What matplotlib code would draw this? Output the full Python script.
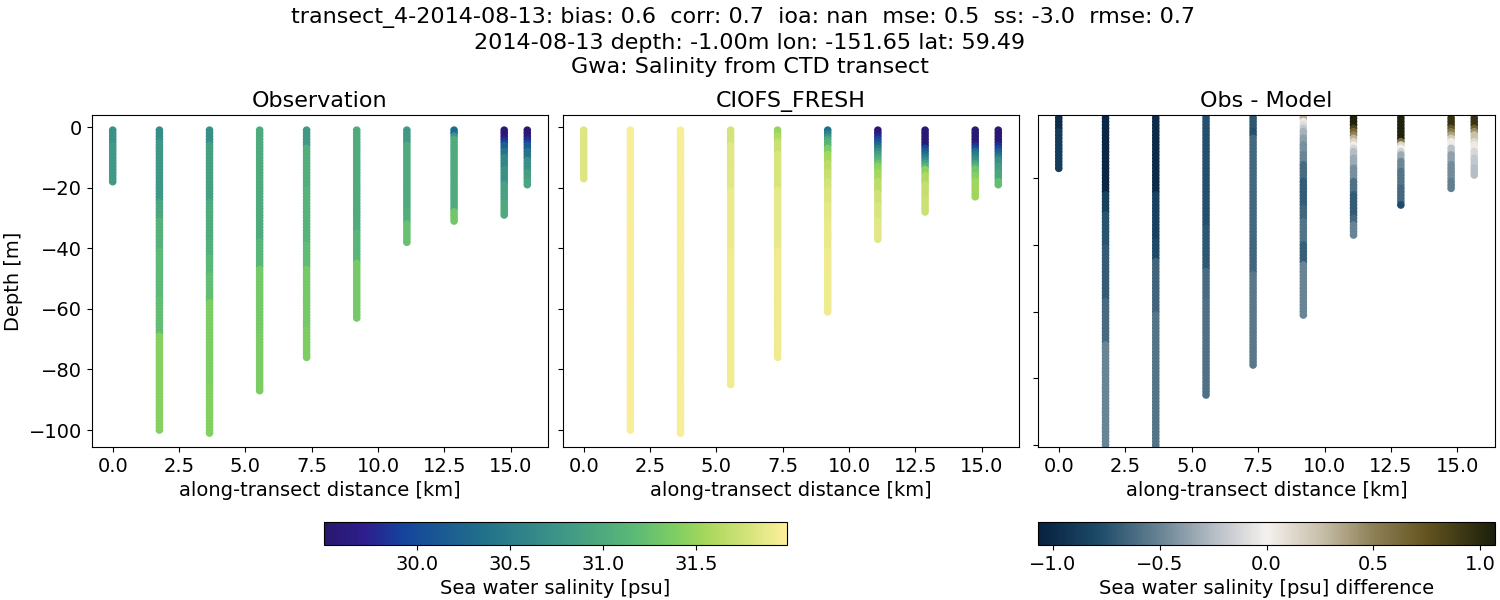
import numpy as np
import matplotlib
matplotlib.use('Agg')
import matplotlib.pyplot as plt
from matplotlib.colors import LinearSegmentedColormap

cast_km = [0.0, 1.76, 3.65, 5.54, 7.31, 9.2, 11.09, 12.87, 14.76, 15.63]

# bottom depth of each band and salinity in that band, one pair per cast
obs_bottoms = [
    [5, 18],
    [4, 24, 30, 40, 56, 68, 100],
    [5, 24, 37, 42, 48, 57, 85, 101],
    [37, 46, 67, 87],
    [6, 20, 38, 46, 66, 76],
    [34, 44, 63],
    [5, 27, 31, 38],
    [2, 3, 27, 31],
    [3, 4, 5, 7, 9, 13, 18, 24, 29],
    [3, 4, 5, 7, 10, 14, 17, 19],
]
obs_salinity = [
    [30.72, 30.8],
    [30.66, 30.78, 30.95, 31.07, 31.17, 31.22, 31.42],
    [30.7, 30.88, 31.02, 31.07, 31.15, 31.22, 31.38, 31.4],
    [31.0, 31.13, 31.33, 31.36],
    [30.8, 31.05, 31.1, 31.2, 31.33, 31.38],
    [31.0, 31.13, 31.33],
    [30.8, 31.0, 31.05, 31.25],
    [30.3, 30.75, 31.0, 31.3],
    [29.55, 29.75, 29.9, 30.2, 30.4, 30.6, 30.72, 30.9, 31.0],
    [29.55, 29.75, 29.9, 30.15, 30.4, 30.7, 30.85, 30.95],
]

model_bottoms = [
    [17],
    [100],
    [101],
    [5, 20, 40, 85],
    [2, 4, 8, 20, 40, 76],
    [1, 2, 3, 4, 6, 8, 11, 14, 17, 20, 25, 30, 40, 61],
    [2, 3, 4, 5, 6, 7, 8, 9, 10, 11, 12, 14, 17, 21, 25, 30, 37],
    [6, 7, 8, 9, 10, 11, 12, 13, 15, 18, 23, 28],
    [5, 6, 7, 8, 9, 10, 11, 12, 13, 15, 17, 23],
    [5, 6, 7, 8, 9, 10, 12, 14, 17, 19],
]
model_salinity = [
    [31.83],
    [31.97],
    [31.97],
    [31.78, 31.85, 31.9, 31.93],
    [31.5, 31.6, 31.72, 31.8, 31.87, 31.92],
    [30.3, 30.5, 30.7, 30.95, 31.1, 31.35, 31.55, 31.65, 31.72, 31.77, 31.82, 31.86, 31.89, 31.92],
    [29.55, 29.75, 29.95, 30.1, 30.3, 30.5, 30.7, 30.85, 30.98, 31.1, 31.28, 31.45, 31.55, 31.65, 31.75, 31.8, 31.84],
    [29.55, 29.95, 30.15, 30.3, 30.5, 30.7, 30.9, 31.1, 31.45, 31.6, 31.7, 31.73],
    [29.55, 29.8, 29.95, 30.3, 30.45, 30.6, 30.7, 30.9, 31.1, 31.3, 31.42, 31.53],
    [29.55, 29.8, 29.95, 30.15, 30.3, 30.5, 30.7, 30.85, 30.95, 31.22],
]

diff_bottoms = [
    [5, 17],
    [24, 30, 40, 56, 69, 100],
    [24, 38, 44, 60, 101],
    [34, 47, 56, 85],
    [5, 7, 38, 48, 76],
    [2, 3, 4, 5, 7, 9, 12, 15, 20, 28, 32, 39, 45, 61],
    [4, 5, 6, 7, 8, 9, 10, 11, 13, 16, 20, 24, 31, 33, 37],
    [8, 9, 10, 11, 12, 14, 17, 22, 27, 28],
    [1, 4, 5, 6, 7, 8, 10, 12, 15, 20, 23],
    [1, 4, 5, 6, 8, 9, 10, 11, 13, 16, 19],
]
diff_salinity = [
    [-0.98, -0.88],
    [-1.02, -0.85, -0.74, -0.7, -0.62, -0.5],
    [-1.0, -0.85, -0.8, -0.66, -0.58],
    [-0.76, -0.72, -0.62, -0.6],
    [-0.72, -0.76, -0.64, -0.65, -0.56],
    [0.3, 0.05, -0.1, -0.2, -0.3, -0.38, -0.45, -0.5, -0.62, -0.7, -0.65, -0.58, -0.68, -0.5],
    [1.05, 0.85, 0.65, 0.5, 0.3, 0.15, 0.02, -0.12, -0.25, -0.33, -0.45, -0.6, -0.7, -0.63, -0.5],
    [1.05, 0.6, 0.15, 0.0, -0.15, -0.33, -0.48, -0.58, -0.64, -0.78],
    [0.4, 0.95, 0.75, 0.55, 0.38, 0.2, 0.03, -0.23, -0.37, -0.46, -0.52],
    [0.4, 0.95, 0.7, 0.45, 0.25, 0.12, 0.05, -0.03, -0.12, -0.2, -0.25],
]

salinity_range = (29.5, 31.99)
diff_range = (-1.07, 1.07)
salinity_ticks = [30.0, 30.5, 31.0, 31.5]
diff_ticks = [-1.0, -0.5, 0.0, 0.5, 1.0]

title_text = ('transect_4-2014-08-13: bias: 0.6  corr: 0.7  ioa: nan  mse: 0.5  ss: -3.0  rmse: 0.7  \n'
              '2014-08-13 depth: -1.00m lon: -151.65 lat: 59.49\n'
              'Gwa: Salinity from CTD transect')

# stand-ins for the cmocean haline and diff maps
haline = LinearSegmentedColormap.from_list('haline', [
    (0.0, '#2a186c'), (0.09, '#2c1e8e'), (0.167, '#14439c'), (0.333, '#206e8b'),
    (0.5, '#3c9387'), (0.667, '#5ab978'), (0.76, '#7fce62'), (0.833, '#aad85c'), (1.0, '#fdef9a')])
diff_cmap = LinearSegmentedColormap.from_list('diff', [
    (0.0, '#07213f'), (0.13, '#1c4a68'), (0.27, '#6b8595'), (0.38, '#b3bbc3'),
    (0.5, '#f5f1ee'), (0.62, '#c8bfaa'), (0.73, '#8f8259'), (0.85, '#645420'), (1.0, '#1b1f0b')])


def add_axes_px(left, top, right, bottom):
    return fig.add_axes([left / 1500, 1 - bottom / 600, (right - left) / 1500, (bottom - top) / 600])


def draw_casts(ax, bottoms, values, cmap, limits):
    for km, bot, val in zip(cast_km, bottoms, values):
        depth = np.arange(1, bot[-1] + 1)
        colours = np.array(val)[np.searchsorted(bot, depth)]
        sc = ax.scatter(np.full(len(depth), km), -depth, c=colours, s=20, cmap=cmap,
                        vmin=limits[0], vmax=limits[1])
    return sc


plt.rcParams['font.size'] = 14
fig = plt.figure(figsize=(15, 6), dpi=100)

ax1 = add_axes_px(92, 115, 548, 447)
ax2 = add_axes_px(563, 115, 1019, 447)
ax3 = add_axes_px(1038, 115, 1495, 447)

sc1 = draw_casts(ax1, obs_bottoms, obs_salinity, haline, salinity_range)
draw_casts(ax2, model_bottoms, model_salinity, haline, salinity_range)
sc3 = draw_casts(ax3, diff_bottoms, diff_salinity, diff_cmap, diff_range)

ax1.set_title('Observation', fontsize=16)
ax2.set_title('CIOFS_FRESH', fontsize=16)
ax3.set_title('Obs - Model', fontsize=16)
ax1.set_ylabel('Depth [m]')
for ax in [ax1, ax2, ax3]:
    ax.set_xlabel('along-transect distance [km]')
ax1.set_ylim(-105.6, 4)
ax2.set_ylim(-105.6, 4)
ax2.tick_params(labelleft=False)
ax3.set_ylim(-100.6, -1)
ax3.tick_params(labelleft=False)

cax1 = add_axes_px(324, 522, 787, 545)
cb1 = fig.colorbar(sc1, cax=cax1, orientation='horizontal')
cb1.set_ticks(salinity_ticks)
cb1.set_label('Sea water salinity [psu]')

cax2 = add_axes_px(1038, 522, 1495, 545)
cb2 = fig.colorbar(sc3, cax=cax2, orientation='horizontal')
cb2.set_ticks(diff_ticks)
cb2.set_label('Sea water salinity [psu] difference')

fig.text(0.5, 0.988, title_text, ha='center', va='top', fontsize=16, linespacing=1.27)

fig.savefig('out.png', dpi=100)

- - - - - - -

→ Exercise brief
Everything from the top line of the data down to and including the line with "12.87, 14.76, 15.63]" is to be copied, except the pictures.

→ Exercise output
What matplotlib code would draw this? Output the full Python script.
import numpy as np
import matplotlib
matplotlib.use('Agg')
import matplotlib.pyplot as plt
from matplotlib.colors import LinearSegmentedColormap

cast_km = [0.0, 1.76, 3.65, 5.54, 7.31, 9.2, 11.09, 12.87, 14.76, 15.63]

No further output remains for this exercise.